• _MATERIAL PROVIDED_:
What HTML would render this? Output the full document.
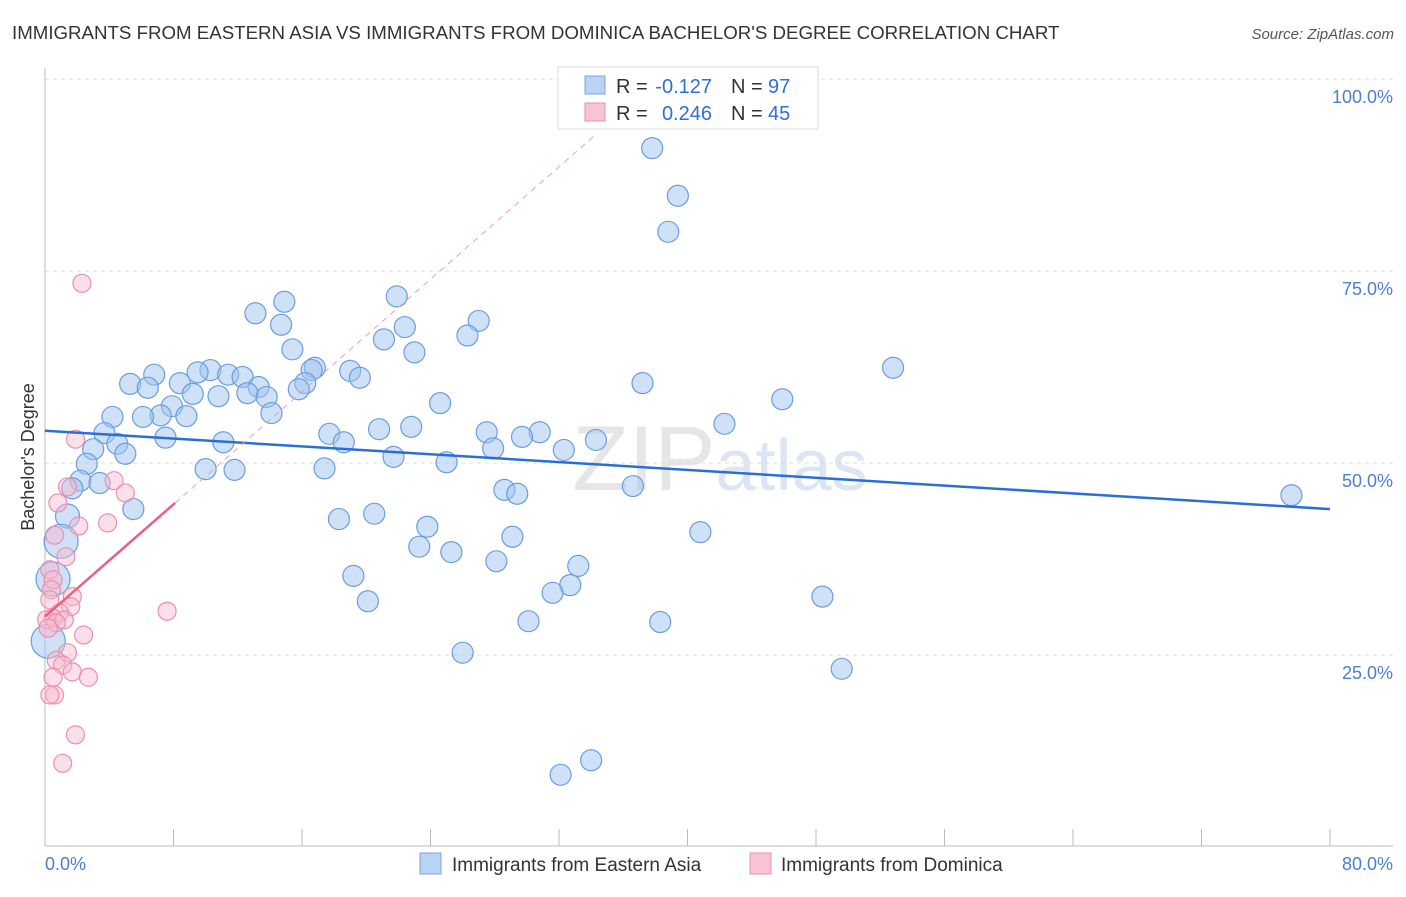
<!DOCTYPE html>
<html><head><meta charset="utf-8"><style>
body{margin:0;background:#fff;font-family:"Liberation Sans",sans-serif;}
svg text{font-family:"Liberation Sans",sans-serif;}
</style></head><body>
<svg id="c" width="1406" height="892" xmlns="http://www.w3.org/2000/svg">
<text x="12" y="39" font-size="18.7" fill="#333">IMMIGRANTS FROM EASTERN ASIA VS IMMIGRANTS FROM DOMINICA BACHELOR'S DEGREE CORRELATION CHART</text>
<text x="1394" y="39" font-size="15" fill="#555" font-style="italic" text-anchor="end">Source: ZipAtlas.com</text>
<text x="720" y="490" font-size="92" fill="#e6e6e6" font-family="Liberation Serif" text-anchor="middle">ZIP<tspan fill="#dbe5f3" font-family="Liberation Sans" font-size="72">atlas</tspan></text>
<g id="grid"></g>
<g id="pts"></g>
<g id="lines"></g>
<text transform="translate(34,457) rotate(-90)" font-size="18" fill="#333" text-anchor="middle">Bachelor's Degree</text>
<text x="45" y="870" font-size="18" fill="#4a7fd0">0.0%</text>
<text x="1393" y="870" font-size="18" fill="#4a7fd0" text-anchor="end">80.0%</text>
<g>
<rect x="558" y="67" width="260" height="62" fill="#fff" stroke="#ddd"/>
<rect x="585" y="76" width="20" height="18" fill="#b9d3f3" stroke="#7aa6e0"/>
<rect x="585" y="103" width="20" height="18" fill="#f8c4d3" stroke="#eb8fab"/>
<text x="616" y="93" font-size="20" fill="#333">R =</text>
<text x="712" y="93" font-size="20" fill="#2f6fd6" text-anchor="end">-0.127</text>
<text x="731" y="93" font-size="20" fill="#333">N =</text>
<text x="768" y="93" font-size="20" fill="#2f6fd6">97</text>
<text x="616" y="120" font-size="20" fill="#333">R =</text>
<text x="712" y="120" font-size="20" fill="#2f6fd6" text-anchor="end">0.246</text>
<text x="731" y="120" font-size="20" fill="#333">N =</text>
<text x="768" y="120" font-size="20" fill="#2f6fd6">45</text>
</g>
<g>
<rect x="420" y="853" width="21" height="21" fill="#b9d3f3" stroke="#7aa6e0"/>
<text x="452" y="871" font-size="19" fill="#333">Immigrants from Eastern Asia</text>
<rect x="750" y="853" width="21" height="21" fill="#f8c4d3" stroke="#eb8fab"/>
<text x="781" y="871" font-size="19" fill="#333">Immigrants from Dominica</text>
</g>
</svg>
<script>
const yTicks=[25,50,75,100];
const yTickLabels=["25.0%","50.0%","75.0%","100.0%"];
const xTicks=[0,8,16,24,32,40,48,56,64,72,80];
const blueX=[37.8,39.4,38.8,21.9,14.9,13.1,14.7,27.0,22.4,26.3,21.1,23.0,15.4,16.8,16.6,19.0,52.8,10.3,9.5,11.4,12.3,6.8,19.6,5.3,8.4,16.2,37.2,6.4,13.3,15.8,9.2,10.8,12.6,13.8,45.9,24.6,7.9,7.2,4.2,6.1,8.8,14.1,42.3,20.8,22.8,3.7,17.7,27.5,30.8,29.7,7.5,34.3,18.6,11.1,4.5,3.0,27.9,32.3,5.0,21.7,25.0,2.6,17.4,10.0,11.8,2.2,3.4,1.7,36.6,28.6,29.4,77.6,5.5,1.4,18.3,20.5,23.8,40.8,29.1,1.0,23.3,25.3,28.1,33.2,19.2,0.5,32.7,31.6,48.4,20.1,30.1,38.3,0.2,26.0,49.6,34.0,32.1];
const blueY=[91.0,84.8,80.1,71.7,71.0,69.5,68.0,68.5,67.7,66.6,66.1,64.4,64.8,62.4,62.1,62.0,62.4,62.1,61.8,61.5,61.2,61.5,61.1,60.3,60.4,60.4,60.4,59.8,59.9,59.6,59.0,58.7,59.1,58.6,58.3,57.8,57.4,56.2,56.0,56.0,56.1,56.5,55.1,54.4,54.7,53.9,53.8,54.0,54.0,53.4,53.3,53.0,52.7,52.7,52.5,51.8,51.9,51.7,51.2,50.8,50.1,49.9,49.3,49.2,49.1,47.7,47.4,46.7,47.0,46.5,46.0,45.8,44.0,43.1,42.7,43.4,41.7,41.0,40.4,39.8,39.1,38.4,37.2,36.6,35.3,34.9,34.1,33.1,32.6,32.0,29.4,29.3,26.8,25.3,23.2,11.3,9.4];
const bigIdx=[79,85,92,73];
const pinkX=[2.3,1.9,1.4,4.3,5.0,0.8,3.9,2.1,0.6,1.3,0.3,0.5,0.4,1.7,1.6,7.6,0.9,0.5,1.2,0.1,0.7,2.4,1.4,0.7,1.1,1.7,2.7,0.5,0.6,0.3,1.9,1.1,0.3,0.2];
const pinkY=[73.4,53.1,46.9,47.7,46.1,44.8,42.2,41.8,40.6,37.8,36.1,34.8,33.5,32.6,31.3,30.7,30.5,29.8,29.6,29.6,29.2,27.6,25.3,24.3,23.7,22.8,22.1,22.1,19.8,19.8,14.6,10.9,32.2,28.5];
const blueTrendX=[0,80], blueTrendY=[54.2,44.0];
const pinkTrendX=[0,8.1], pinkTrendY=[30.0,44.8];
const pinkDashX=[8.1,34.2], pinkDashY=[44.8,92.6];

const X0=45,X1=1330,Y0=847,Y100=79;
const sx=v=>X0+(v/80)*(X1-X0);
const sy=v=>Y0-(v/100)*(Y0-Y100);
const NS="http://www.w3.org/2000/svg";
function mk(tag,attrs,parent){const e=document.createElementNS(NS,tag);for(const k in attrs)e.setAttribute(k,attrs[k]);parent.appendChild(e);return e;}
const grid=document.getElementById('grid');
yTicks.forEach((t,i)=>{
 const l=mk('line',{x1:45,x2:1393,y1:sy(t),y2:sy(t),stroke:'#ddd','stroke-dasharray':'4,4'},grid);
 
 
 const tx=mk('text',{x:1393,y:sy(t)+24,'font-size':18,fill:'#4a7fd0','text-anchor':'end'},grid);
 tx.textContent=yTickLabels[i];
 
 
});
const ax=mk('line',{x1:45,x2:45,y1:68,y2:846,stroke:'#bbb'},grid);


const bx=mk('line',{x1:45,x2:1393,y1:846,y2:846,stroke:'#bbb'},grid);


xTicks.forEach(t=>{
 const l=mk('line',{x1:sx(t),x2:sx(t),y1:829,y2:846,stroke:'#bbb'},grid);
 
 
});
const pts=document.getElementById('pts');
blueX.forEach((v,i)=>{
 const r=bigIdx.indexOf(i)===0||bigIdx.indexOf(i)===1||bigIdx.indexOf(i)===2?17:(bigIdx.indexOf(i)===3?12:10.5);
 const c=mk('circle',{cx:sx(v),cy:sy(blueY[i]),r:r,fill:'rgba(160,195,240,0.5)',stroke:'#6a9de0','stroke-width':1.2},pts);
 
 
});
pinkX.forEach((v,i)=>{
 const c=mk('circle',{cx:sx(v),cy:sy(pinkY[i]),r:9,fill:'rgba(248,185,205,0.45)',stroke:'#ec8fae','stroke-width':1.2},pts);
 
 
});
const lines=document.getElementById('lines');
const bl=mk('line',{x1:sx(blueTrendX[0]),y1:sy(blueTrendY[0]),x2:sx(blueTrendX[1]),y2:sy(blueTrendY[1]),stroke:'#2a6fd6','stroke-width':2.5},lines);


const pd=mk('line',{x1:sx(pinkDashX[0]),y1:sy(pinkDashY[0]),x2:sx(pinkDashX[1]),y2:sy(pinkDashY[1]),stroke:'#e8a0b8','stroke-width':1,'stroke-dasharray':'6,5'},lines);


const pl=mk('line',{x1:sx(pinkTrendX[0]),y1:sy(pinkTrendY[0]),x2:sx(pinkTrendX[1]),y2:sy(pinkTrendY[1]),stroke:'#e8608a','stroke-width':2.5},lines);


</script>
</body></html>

• _TASK PROMPT_: Copy each line above where the string "document" occurs.

• _RESULT FOR THIS EXERCISE_:
What HTML would render this? Output the full document.
function mk(tag,attrs,parent){const e=document.createElementNS(NS,tag);for(const k in attrs)e.setAttribute(k,attrs[k]);parent.appendChild(e);return e;}
const grid=document.getElementById('grid');
const pts=document.getElementById('pts');
const lines=document.getElementById('lines');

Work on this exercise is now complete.